Data
+---+

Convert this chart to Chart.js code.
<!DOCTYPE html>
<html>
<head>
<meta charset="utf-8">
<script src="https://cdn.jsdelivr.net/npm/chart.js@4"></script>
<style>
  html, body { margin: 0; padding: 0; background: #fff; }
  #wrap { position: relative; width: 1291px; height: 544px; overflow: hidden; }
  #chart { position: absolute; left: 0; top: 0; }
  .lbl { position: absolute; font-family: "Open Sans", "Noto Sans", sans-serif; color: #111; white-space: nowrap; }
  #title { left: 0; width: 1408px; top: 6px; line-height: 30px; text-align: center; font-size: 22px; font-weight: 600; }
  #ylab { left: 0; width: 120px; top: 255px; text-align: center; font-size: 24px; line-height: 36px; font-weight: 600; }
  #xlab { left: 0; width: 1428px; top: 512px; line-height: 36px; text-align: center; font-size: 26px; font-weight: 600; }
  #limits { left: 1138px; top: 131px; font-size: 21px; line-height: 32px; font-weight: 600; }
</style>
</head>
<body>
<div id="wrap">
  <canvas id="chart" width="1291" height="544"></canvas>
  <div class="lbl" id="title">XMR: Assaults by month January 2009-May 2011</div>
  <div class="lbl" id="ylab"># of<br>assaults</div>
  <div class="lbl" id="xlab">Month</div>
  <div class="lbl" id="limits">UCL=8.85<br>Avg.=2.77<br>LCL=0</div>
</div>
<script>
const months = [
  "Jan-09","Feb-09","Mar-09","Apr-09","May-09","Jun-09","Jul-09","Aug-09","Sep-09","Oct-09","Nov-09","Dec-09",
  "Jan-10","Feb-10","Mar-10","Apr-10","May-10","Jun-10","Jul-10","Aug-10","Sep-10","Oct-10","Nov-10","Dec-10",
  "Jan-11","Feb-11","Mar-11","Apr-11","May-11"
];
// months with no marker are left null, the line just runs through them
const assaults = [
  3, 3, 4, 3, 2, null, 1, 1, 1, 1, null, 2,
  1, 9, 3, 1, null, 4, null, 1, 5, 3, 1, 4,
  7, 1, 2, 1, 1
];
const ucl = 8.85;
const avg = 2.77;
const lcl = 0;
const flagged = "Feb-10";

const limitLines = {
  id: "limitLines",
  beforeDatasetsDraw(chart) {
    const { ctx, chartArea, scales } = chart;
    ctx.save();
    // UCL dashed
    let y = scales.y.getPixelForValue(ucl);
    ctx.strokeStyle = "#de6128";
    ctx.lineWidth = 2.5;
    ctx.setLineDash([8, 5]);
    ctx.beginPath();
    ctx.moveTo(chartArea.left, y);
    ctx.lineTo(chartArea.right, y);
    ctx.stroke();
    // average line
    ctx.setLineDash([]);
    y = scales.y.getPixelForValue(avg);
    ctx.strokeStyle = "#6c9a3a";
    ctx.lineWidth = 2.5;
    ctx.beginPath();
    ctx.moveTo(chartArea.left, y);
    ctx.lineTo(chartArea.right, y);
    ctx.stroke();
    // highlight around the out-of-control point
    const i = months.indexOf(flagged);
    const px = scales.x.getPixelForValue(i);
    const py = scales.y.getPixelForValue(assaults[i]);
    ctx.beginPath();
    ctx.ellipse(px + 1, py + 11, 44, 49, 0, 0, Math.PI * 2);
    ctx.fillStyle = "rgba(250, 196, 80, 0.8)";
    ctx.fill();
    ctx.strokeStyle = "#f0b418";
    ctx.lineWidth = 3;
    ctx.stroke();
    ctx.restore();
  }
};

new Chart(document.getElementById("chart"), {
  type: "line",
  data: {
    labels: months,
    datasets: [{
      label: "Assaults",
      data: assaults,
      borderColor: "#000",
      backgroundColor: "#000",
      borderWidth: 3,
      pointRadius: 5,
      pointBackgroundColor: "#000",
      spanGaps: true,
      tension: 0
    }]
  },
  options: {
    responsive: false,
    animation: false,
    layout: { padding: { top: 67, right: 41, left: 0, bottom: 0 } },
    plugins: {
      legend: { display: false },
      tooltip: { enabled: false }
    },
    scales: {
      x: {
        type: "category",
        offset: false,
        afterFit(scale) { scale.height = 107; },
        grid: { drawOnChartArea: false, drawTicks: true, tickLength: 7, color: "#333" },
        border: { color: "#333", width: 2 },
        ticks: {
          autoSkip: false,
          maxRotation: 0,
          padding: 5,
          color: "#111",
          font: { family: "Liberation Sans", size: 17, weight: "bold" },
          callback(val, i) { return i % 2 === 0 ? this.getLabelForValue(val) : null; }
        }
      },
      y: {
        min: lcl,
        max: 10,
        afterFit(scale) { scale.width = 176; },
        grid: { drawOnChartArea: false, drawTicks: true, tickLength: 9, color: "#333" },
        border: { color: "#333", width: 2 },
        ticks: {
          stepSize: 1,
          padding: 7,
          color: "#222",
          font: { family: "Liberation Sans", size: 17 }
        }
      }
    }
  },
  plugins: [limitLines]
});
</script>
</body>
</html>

+---+

Copy the data above in full, character for character.

Output for this task
Convert this chart to Chart.js code.
<!DOCTYPE html>
<html>
<head>
<meta charset="utf-8">
<script src="https://cdn.jsdelivr.net/npm/chart.js@4"></script>
<style>
  html, body { margin: 0; padding: 0; background: #fff; }
  #wrap { position: relative; width: 1291px; height: 544px; overflow: hidden; }
  #chart { position: absolute; left: 0; top: 0; }
  .lbl { position: absolute; font-family: "Open Sans", "Noto Sans", sans-serif; color: #111; white-space: nowrap; }
  #title { left: 0; width: 1408px; top: 6px; line-height: 30px; text-align: center; font-size: 22px; font-weight: 600; }
  #ylab { left: 0; width: 120px; top: 255px; text-align: center; font-size: 24px; line-height: 36px; font-weight: 600; }
  #xlab { left: 0; width: 1428px; top: 512px; line-height: 36px; text-align: center; font-size: 26px; font-weight: 600; }
  #limits { left: 1138px; top: 131px; font-size: 21px; line-height: 32px; font-weight: 600; }
</style>
</head>
<body>
<div id="wrap">
  <canvas id="chart" width="1291" height="544"></canvas>
  <div class="lbl" id="title">XMR: Assaults by month January 2009-May 2011</div>
  <div class="lbl" id="ylab"># of<br>assaults</div>
  <div class="lbl" id="xlab">Month</div>
  <div class="lbl" id="limits">UCL=8.85<br>Avg.=2.77<br>LCL=0</div>
</div>
<script>
const months = [
  "Jan-09","Feb-09","Mar-09","Apr-09","May-09","Jun-09","Jul-09","Aug-09","Sep-09","Oct-09","Nov-09","Dec-09",
  "Jan-10","Feb-10","Mar-10","Apr-10","May-10","Jun-10","Jul-10","Aug-10","Sep-10","Oct-10","Nov-10","Dec-10",
  "Jan-11","Feb-11","Mar-11","Apr-11","May-11"
];
// months with no marker are left null, the line just runs through them
const assaults = [
  3, 3, 4, 3, 2, null, 1, 1, 1, 1, null, 2,
  1, 9, 3, 1, null, 4, null, 1, 5, 3, 1, 4,
  7, 1, 2, 1, 1
];
const ucl = 8.85;
const avg = 2.77;
const lcl = 0;
const flagged = "Feb-10";

const limitLines = {
  id: "limitLines",
  beforeDatasetsDraw(chart) {
    const { ctx, chartArea, scales } = chart;
    ctx.save();
    // UCL dashed
    let y = scales.y.getPixelForValue(ucl);
    ctx.strokeStyle = "#de6128";
    ctx.lineWidth = 2.5;
    ctx.setLineDash([8, 5]);
    ctx.beginPath();
    ctx.moveTo(chartArea.left, y);
    ctx.lineTo(chartArea.right, y);
    ctx.stroke();
    // average line
    ctx.setLineDash([]);
    y = scales.y.getPixelForValue(avg);
    ctx.strokeStyle = "#6c9a3a";
    ctx.lineWidth = 2.5;
    ctx.beginPath();
    ctx.moveTo(chartArea.left, y);
    ctx.lineTo(chartArea.right, y);
    ctx.stroke();
    // highlight around the out-of-control point
    const i = months.indexOf(flagged);
    const px = scales.x.getPixelForValue(i);
    const py = scales.y.getPixelForValue(assaults[i]);
    ctx.beginPath();
    ctx.ellipse(px + 1, py + 11, 44, 49, 0, 0, Math.PI * 2);
    ctx.fillStyle = "rgba(250, 196, 80, 0.8)";
    ctx.fill();
    ctx.strokeStyle = "#f0b418";
    ctx.lineWidth = 3;
    ctx.stroke();
    ctx.restore();
  }
};

new Chart(document.getElementById("chart"), {
  type: "line",
  data: {
    labels: months,
    datasets: [{
      label: "Assaults",
      data: assaults,
      borderColor: "#000",
      backgroundColor: "#000",
      borderWidth: 3,
      pointRadius: 5,
      pointBackgroundColor: "#000",
      spanGaps: true,
      tension: 0
    }]
  },
  options: {
    responsive: false,
    animation: false,
    layout: { padding: { top: 67, right: 41, left: 0, bottom: 0 } },
    plugins: {
      legend: { display: false },
      tooltip: { enabled: false }
    },
    scales: {
      x: {
        type: "category",
        offset: false,
        afterFit(scale) { scale.height = 107; },
        grid: { drawOnChartArea: false, drawTicks: true, tickLength: 7, color: "#333" },
        border: { color: "#333", width: 2 },
        ticks: {
          autoSkip: false,
          maxRotation: 0,
          padding: 5,
          color: "#111",
          font: { family: "Liberation Sans", size: 17, weight: "bold" },
          callback(val, i) { return i % 2 === 0 ? this.getLabelForValue(val) : null; }
        }
      },
      y: {
        min: lcl,
        max: 10,
        afterFit(scale) { scale.width = 176; },
        grid: { drawOnChartArea: false, drawTicks: true, tickLength: 9, color: "#333" },
        border: { color: "#333", width: 2 },
        ticks: {
          stepSize: 1,
          padding: 7,
          color: "#222",
          font: { family: "Liberation Sans", size: 17 }
        }
      }
    }
  },
  plugins: [limitLines]
});
</script>
</body>
</html>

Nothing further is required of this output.